In an attempt to explain this and shift the blame from myself I've come up with some explanations to my behaviour. Firstly and most simply understood, I blame the internet. Of course I've had access to the internet all the time but as soon as connections become fast and accessible enough for chumps like me to use social networking sites and stream television a non-trivial ammount of time has become dedicated to being online. Not only that, but it has meant that I am used to instant gratification. There's never a moment gone by where I feel like I'm completely "on top" of the vast amount of potentially, personally interesting media that I can readily access at any time I see fit. It used to be that we had to fit ourselves into the schedule of entertainment such as tv and when we were free if nothing was on we could easily turn to reading, because reading was one of the first sources of "instant gratification'. Before the internet nothing could really compete with it.

Maybe if more women wanted me to read I'd be more consistent?

The other problem is perhaps even less conquorable and that is this.
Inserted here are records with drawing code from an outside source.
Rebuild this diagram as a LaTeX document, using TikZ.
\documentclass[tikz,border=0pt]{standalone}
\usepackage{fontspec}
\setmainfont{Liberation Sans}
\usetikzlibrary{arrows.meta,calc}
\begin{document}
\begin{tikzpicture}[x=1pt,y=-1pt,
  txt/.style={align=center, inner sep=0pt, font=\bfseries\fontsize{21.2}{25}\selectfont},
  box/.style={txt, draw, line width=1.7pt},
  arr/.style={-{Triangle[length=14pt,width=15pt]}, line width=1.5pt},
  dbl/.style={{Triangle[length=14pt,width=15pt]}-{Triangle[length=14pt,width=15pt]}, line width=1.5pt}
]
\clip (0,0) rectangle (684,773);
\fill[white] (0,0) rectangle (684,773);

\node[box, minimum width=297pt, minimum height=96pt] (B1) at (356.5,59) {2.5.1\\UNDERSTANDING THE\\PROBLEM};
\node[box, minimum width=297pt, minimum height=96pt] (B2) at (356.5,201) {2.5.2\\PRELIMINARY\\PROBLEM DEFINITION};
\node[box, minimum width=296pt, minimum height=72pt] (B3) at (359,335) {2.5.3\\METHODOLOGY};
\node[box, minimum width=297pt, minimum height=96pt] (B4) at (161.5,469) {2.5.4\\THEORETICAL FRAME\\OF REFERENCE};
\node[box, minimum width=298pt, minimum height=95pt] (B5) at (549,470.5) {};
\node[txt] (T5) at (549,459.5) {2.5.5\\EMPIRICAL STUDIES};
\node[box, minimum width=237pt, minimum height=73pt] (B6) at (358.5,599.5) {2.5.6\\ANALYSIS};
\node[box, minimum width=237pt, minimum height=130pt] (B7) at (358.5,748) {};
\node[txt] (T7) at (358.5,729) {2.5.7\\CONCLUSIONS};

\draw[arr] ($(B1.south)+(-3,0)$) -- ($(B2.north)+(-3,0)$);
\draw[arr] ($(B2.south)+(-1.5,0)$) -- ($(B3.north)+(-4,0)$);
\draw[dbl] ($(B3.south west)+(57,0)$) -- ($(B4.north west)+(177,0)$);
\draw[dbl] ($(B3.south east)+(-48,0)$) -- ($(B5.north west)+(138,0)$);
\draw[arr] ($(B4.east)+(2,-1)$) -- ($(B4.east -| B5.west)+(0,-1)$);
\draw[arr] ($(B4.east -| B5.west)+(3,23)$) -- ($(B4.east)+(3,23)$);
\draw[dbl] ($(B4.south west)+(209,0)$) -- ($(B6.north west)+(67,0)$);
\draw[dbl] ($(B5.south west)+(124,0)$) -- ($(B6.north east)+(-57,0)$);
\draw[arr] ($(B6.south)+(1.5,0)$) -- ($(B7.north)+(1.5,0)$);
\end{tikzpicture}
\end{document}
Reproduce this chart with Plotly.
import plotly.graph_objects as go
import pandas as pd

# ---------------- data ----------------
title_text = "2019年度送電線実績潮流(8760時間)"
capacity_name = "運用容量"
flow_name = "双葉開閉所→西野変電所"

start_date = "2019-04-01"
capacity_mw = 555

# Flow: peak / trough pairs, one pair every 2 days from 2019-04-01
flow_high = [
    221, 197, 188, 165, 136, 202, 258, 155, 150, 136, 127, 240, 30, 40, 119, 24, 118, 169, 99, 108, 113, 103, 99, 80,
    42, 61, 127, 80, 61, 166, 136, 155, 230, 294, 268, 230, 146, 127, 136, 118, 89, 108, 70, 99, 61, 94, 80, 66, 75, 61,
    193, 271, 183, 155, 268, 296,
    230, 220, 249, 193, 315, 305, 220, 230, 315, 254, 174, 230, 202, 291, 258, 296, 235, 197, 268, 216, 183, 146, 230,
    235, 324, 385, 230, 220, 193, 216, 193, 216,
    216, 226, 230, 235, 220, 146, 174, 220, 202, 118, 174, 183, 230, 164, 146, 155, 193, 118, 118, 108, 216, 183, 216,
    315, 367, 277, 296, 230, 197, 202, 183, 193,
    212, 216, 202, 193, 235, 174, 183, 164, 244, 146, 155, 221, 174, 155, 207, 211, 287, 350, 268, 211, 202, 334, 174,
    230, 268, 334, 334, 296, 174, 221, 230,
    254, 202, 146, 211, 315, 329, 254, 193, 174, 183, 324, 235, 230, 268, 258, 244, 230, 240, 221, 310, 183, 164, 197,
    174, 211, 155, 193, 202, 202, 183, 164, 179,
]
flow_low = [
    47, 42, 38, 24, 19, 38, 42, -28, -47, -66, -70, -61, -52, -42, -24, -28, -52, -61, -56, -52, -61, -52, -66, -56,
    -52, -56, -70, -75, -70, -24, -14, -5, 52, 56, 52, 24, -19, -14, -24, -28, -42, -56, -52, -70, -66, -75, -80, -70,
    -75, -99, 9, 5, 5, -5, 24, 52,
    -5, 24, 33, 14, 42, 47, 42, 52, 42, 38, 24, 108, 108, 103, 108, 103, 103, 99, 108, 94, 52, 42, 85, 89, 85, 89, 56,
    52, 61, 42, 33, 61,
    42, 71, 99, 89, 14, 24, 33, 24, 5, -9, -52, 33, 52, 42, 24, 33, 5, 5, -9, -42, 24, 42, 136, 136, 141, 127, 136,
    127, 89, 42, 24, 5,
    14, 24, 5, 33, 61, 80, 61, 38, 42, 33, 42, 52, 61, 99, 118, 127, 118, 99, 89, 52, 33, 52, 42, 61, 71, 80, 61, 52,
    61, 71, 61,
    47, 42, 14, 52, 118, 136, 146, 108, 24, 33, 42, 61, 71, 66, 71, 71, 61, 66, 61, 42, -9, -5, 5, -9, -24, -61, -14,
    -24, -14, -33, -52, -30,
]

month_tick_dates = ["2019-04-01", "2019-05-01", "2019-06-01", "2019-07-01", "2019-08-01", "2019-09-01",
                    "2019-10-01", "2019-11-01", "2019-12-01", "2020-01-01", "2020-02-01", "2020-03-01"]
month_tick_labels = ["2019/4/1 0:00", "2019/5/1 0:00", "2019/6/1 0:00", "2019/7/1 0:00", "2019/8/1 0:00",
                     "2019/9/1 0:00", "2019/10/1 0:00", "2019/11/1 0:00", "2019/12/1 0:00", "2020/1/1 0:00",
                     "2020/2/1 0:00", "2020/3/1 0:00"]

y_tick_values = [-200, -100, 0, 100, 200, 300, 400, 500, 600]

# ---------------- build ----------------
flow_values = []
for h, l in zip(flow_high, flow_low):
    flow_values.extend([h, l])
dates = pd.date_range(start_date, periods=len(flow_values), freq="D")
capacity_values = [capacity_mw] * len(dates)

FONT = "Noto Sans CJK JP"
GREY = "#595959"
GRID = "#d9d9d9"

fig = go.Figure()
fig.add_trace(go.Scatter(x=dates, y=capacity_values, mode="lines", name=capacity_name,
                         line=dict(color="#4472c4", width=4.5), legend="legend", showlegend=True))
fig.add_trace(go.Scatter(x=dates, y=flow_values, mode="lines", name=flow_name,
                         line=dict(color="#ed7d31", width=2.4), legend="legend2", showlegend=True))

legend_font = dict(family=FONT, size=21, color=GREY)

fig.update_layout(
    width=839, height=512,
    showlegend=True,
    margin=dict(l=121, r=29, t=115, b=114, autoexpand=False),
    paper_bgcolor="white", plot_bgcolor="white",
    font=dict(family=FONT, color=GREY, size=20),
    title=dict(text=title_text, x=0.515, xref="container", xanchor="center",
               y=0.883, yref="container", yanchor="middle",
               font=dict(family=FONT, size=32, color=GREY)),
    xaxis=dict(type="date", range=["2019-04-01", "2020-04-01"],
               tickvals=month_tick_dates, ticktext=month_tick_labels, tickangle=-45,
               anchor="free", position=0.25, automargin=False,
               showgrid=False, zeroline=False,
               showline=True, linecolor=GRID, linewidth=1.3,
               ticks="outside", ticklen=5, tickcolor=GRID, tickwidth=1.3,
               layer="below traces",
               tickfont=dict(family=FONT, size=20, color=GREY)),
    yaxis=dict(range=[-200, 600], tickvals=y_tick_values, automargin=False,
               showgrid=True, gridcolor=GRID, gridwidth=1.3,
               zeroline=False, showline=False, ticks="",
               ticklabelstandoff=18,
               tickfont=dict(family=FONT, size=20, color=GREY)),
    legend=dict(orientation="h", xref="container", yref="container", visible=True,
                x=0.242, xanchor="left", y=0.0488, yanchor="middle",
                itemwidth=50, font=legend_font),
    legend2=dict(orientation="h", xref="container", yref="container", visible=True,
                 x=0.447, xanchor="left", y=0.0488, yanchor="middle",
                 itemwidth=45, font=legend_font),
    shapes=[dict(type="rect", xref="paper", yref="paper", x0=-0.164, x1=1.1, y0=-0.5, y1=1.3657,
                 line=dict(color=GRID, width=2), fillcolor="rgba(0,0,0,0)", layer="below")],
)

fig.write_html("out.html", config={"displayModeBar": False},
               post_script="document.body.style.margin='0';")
I'm going to die. I don't know when and I don't know how it will come to happen but there's no escaping the knowledge that my time on this earth is finite. As a consequence of this I am accutely aware that I will not be able to enjoy all the media out there, or even all the entertainment that would likely appeal to me. My leisure time is as limited a resource as fossil fuels and the knowledge that each choice I make regarding how I spend my free time may mean I never ever get around to the other option makes it very appealing to avoid making the choices at all. And books fall short in this respect because they have the disadvantage of being long. Books are a long term investment in a way that a movie, a song, a TV show and even a video game manage not to be. A book is a large scented candle whilst other media are fireworks. One pleasantly burns away over many hours whilst the other is desperate to instantly stimulate.

But despite this knowledge and these hurdles I've been starting to rework my reading muscles and have managed to get through sizable books like Steve Tolt's A Fraction of the Whole. As I type I am 160 pages into The Count of Monte Cristo and have strength in my conviction to see it through to the end. With a small pile of books to follow it up with I'm quietly hopeful that I will manage to burn through many more candles before I'm snuffed.